The standards for what is or isn't an antitrust violation do not seem to be changing, but because of the complexity of some of the deals being presented, the standards for fixing the deals are. Robert Pitofsky, the Federal Trade Commission chairman, said that the settlement proposals are far more ambitious and complicated that they have ever experienced before.

The FTC is a powerful ally for small business, keeping the market open, allowing you every opportunity to compete for business just like everyone else. This is an important trend to follow for not only will it affect the environment for doing business, but your opportunity to participate in a merger yourself.

As a small business owner, how else does this trend of an increasing number of mergers affect you? Is this a viable way for your business to grow? Is being taken over something you need to worry about? Would buying another business be something to consider some day? What does merging mean anyway? Let's try to answer a few of those questions.

Pluses and Minuses of Merging

To understand whether you would want to merge, let's begin with definitions. There are a number of terms used that frequently get confused partly because of their similarity in meaning.


A full joining together of two previously separate corporations. A true merger in the legal sense occurs when both businesses dissolve and fold their assets and liabilities into a newly created third entity. This entails the creation of a new corporation.


Taking possession of another business. Also called a takeover or buyout.

Joint Venture

Two or more businesses joining together under a contractual agreement to conduct a specific business enterprise with both parties sharing profits and losses. The venture is for one specific project only, rather than for a continuing business relationship as in a strategic alliance.

Strategic Alliance

A partnership with another business in which you combine efforts in a business effort involving anything from getting a better price for goods by buying in bulk together to seeking business together with each of you providing part of the product. The basic idea behind alliances is to minimize risk while maximizing your leverage.
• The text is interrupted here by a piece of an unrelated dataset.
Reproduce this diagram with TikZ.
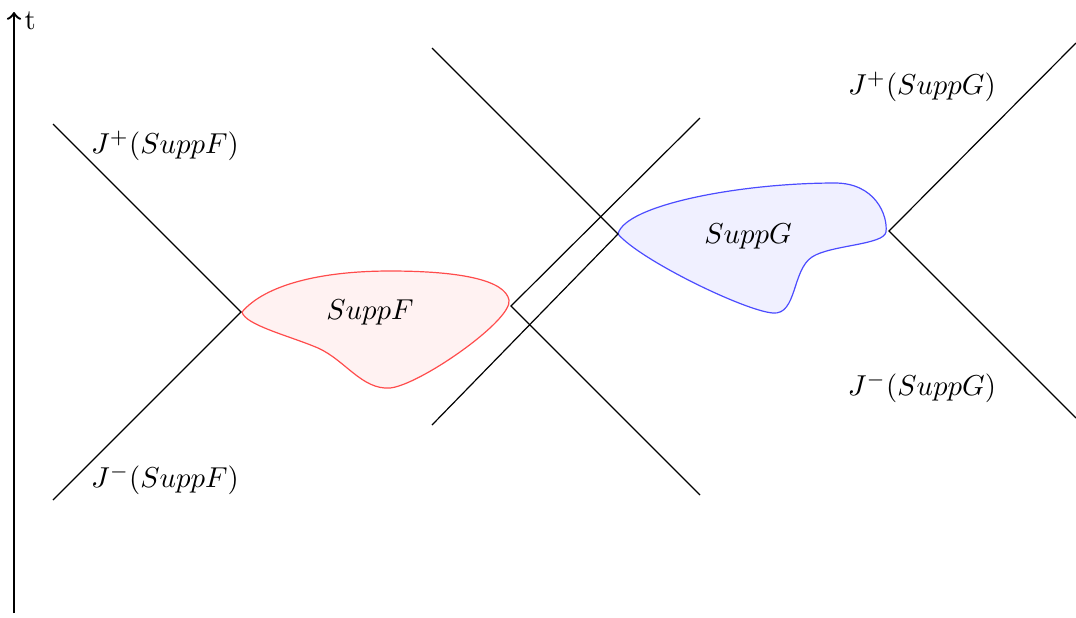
\documentclass[tikz,border=0pt]{standalone}
\begin{document}
\begin{tikzpicture}[x=0.3333pt,y=-0.3333pt,
  cone/.style={black,line width=0.4pt},
  lbl/.style={inner sep=0pt,scale=0.96}]
\useasboundingbox (0,0) rectangle (1076,617);
% axis
\coordinate (ax0) at (14,613);
\coordinate (ax1) at (14,12);
\draw[->,thick] (ax0) -- (ax1);
\node[lbl,anchor=west] (tl) at (24,21) {t};
% supports
\draw[red!70,fill=red!5,line width=0.4pt] (242,312)
  .. controls (265,285) and (320,271) .. (390,271)
  .. controls (460,271) and (505,280) .. (509,300)
  .. controls (513,320) and (420,385) .. (390,388)
  .. controls (362,390) and (345,360) .. (318,348)
  .. controls (290,336) and (245,325) .. (242,312) -- cycle;
\draw[blue!70,fill=blue!6,line width=0.4pt] (618,234)
  .. controls (625,205) and (740,183) .. (835,183)
  .. controls (875,183) and (888,215) .. (886,232)
  .. controls (884,245) and (830,245) .. (812,257)
  .. controls (792,270) and (797,315) .. (773,313)
  .. controls (745,311) and (640,260) .. (618,234) -- cycle;
% cone vertices
\coordinate (fl) at (241,312);
\coordinate (fr) at (511,306);
\coordinate (gl) at (618,234);
\coordinate (gr) at (889,231);
% ends
\coordinate (fl1) at (53,124);
\coordinate (fl2) at (53,500);
\coordinate (fr1) at (700,118);
\coordinate (fr2) at (700,495);
\coordinate (gl1) at (432,48);
\coordinate (gl2) at (432,425);
\coordinate (gr1) at (1076,43);
\coordinate (gr2) at (1076,418);
\draw[cone] (fl1) -- (fl) -- (fl2);
\draw[cone] (fr1) -- (fr) -- (fr2);
\draw[cone] (gl1) -- (gl) -- (gl2);
\draw[cone] (gr1) -- (gr) -- (gr2);
% labels
\node[lbl] (jpf) at (165,146) {$J^{+}(SuppF)$};
\node[lbl] (jmf) at (165,480) {$J^{-}(SuppF)$};
\node[lbl] (jpg) at (922,87) {$J^{+}(SuppG)$};
\node[lbl] (jmg) at (922,388) {$J^{-}(SuppG)$};
\node[lbl] (sf) at (370,312) {$SuppF$};
\node[lbl] (sg) at (748,236) {$SuppG$};
\end{tikzpicture}
\end{document}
A business in which two or more individuals who carry on a continuing business for profit as co-owners. Legally, a partnership is regarded as a group of individuals rather than as a single entity, although each of the partners file their share of the profits on their individual tax returns.

Many mergers are in truth acquisitions. One business actually buys another and incorporates it into its own business model. Because of this misuse of the term merger, many statistics on mergers are presented for the combined mergers and acquisitions (M&A) that are occurring. This gives a broader and more accurate view of the merger market.

Why would you choose to merge? For the first time in history, acquisitions have surpassed IPOs not only in dollar value, but in number completed. For many companies, the erratic nature of the IPO market is far too risky. Being acquired is often a lucrative long-term growth strategy for a small business.

For the buyer, with the market changing so rapidly, product development has become a luxury that is not always a viable option. M&A has essentially become an efficient means to enter a new market. Buyers are more than willing to pay premium prices to gain market entry for a product that extends or diversifies their product line. Acquisitions can also expand customer bases, providing a more solid overall corporate business base.

One of the greatest challenges for startup companies is having capital when you need it. While an IPO initially may seem to generate large amounts of cash, the founders, who have often mortgaged all they have to get off the ground, cannot count on an IPO for providing personal capital resources. Not only is there a personal lockup time, but many IPOs experience a drop in price after the early rush. Of the 724 technology companies that went public in 1992 or later and remained independent, 58 percent were trading at less than their IPO price six years later. With an acquisition, however, part of the negotiation can include at least partial liquidity at the time of transfer.

Mergers are not without their downsides. They can consume an incredible amount of time and money, legal and tax complications, and problems with mixing corporate cultures. It has been estimated that fully 50 percent never achieve the initial financial and market goals projected. Interestingly, this percent has remained relatively stable over the past 40 years in spite of the growth of mergers as a viable option for businesses.

For the corporate leadership, the whole process can be so overwhelming that the business deteriorates. Stories abound about founders being dismissed and employees let go after the completion of the deal, corporate cultures failing to mix, and markets not responding as expected. The stress of putting this together in a viable manner can take its toll on everyone from the founder on down.